Russia on Monday offered to extend the limits on nuclear weapons set by a key treaty with the United States for one more year, but only if the US agrees to do the same.
The offer came from Russian President
Vladimir Putin, who said Moscow was willing to keep following the rules of the New START Treaty after it expires in February next year. The treaty limits the number of nuclear warheads both countries can deploy.
Putin said fully abandoning the treaty would be a “short-sighted step” and warned that without it, a dangerous arms race could be sparked.
“To avoid provoking a strategic arms race… Russia is prepared to continue adhering to the central quantitative limitations of the New START Treaty for one year after February 5, 2026,” Putin said in a televised meeting.
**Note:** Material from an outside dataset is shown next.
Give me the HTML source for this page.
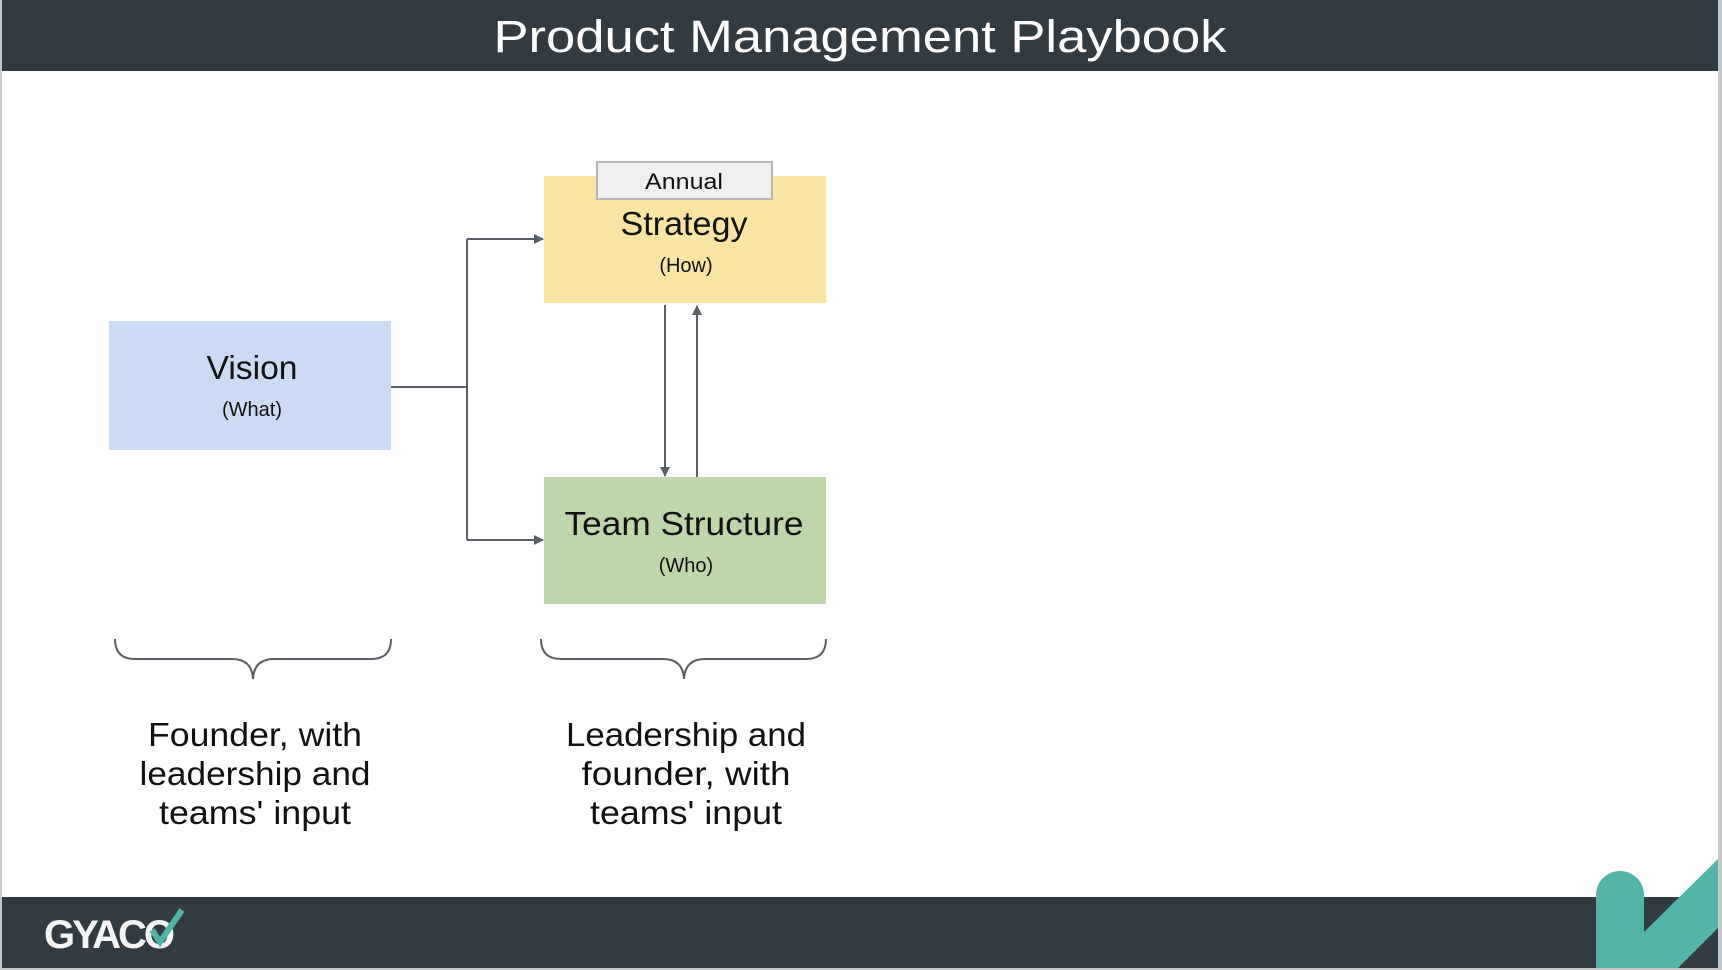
<!DOCTYPE html>
<html><head><meta charset="utf-8"><style>
html,body{margin:0;padding:0;background:#fff}
svg{display:block}
text{font-family:"Liberation Sans",sans-serif;fill:#111}
</style></head><body>
<svg width="1722" height="970" viewBox="0 0 1722 970" xmlns="http://www.w3.org/2000/svg">
<defs>
<marker id="a" markerWidth="10" markerHeight="10" refX="9" refY="5" orient="auto" markerUnits="userSpaceOnUse">
<path d="M0,0 L10,5 L0,10 z" fill="#595f66"/></marker>
</defs>
<rect x="0" y="0" width="1722" height="970" fill="#c8c8c8"/>
<rect x="2" y="0" width="1716" height="968" fill="#fff"/>
<rect x="2" y="0" width="1716" height="71" fill="#323a42"/>
<text x="860" y="52" text-anchor="middle" font-size="45" textLength="733" lengthAdjust="spacingAndGlyphs" style="fill:#fff">Product Management Playbook</text>
<rect x="2" y="897" width="1716" height="71" fill="#323a42"/>
<text x="44" y="948" font-size="40" font-weight="bold" style="fill:#f4f4f4;letter-spacing:-3px">GYACO</text>
<path d="M152,930 L160,942 L182,910" stroke="#4fb3a8" stroke-width="6" fill="none"/>
<path d="M1596,970 L1596,895 A24,24 0 0 1 1644,895 L1644,932 L1718,859 L1718,928 L1678,968 L1596,968z" fill="#52b3a8"/>
<rect x="109" y="321" width="282" height="129" fill="#cbdbf5"/>
<rect x="544" y="176" width="282" height="127" fill="#f9e4a2"/>
<rect x="544" y="477" width="282" height="127" fill="#bed7aa"/>
<rect x="597" y="162" width="175" height="37" fill="#efefef" stroke="#b5b5b5" stroke-width="2"/>
<text x="684" y="189" text-anchor="middle" font-size="22" textLength="78" lengthAdjust="spacingAndGlyphs">Annual</text>
<text x="252" y="379" text-anchor="middle" font-size="33" textLength="91" lengthAdjust="spacingAndGlyphs">Vision</text>
<text x="252" y="416" text-anchor="middle" font-size="20">(What)</text>
<text x="684" y="235" text-anchor="middle" font-size="33" textLength="127" lengthAdjust="spacingAndGlyphs">Strategy</text>
<text x="686" y="272" text-anchor="middle" font-size="20">(How)</text>
<text x="684" y="535" text-anchor="middle" font-size="33" textLength="239" lengthAdjust="spacingAndGlyphs">Team Structure</text>
<text x="686" y="572" text-anchor="middle" font-size="20">(Who)</text>
<g stroke="#595f66" stroke-width="2" fill="none">
<path d="M391,387 L467,387"/>
<path d="M467,239 L467,540"/>
<path d="M467,239 L543,239" marker-end="url(#a)"/>
<path d="M467,540 L543,540" marker-end="url(#a)"/>
<path d="M665,305 L665,476" marker-end="url(#a)"/>
<path d="M697,477 L697,306" marker-end="url(#a)"/>
<path d="M115,639 Q115,659 135,659 L232,659 Q252,659 253,679 Q254,659 274,659 L371,659 Q391,659 391,639"/>
<path d="M541,639 Q541,659 561,659 L663,659 Q683,659 684,679 Q685,659 705,659 L806,659 Q826,659 826,639"/>
</g>
<g font-size="33" text-anchor="middle">
<text x="255" y="746" textLength="214" lengthAdjust="spacingAndGlyphs">Founder, with</text>
<text x="255" y="785" textLength="231" lengthAdjust="spacingAndGlyphs">leadership and</text>
<text x="255" y="824" textLength="192" lengthAdjust="spacingAndGlyphs">teams' input</text>
<text x="686" y="746" textLength="240" lengthAdjust="spacingAndGlyphs">Leadership and</text>
<text x="686" y="785" textLength="209" lengthAdjust="spacingAndGlyphs">founder, with</text>
<text x="686" y="824" textLength="192" lengthAdjust="spacingAndGlyphs">teams' input</text>
</g>
</svg>
</body></html>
However, Putin made clear that Russia’s offer depends on the US acting similarly and not taking actions that upset the balance of nuclear forces.
The New START Treaty, signed in 2010 by former US President Barack Obama and then-Russian President Dmitry Medvedev, limits each country to 1,550 deployed nuclear warheads and 700 deployed missiles and bombers. It also allows on-site inspections to check compliance, but these inspections have been suspended since the start of the Covid-19 pandemic in 2020.
Russia froze its official participation in the treaty in 2023 but has continued to follow the limits voluntarily.
Relations between the two countries have grown tense in recent years, especially following Russia’s invasion of Ukraine in February 2022. Putin raised the alert level of Russia’s nuclear forces shortly after the invasion and signed a decree lowering the threshold for using nuclear weapons last year.
Despite some easing of tensions since US President Donald Trump took office in January this year, no major talks on nuclear arms control have taken place.
The US and Russia together control more than 80 percent of the world’s nuclear warheads.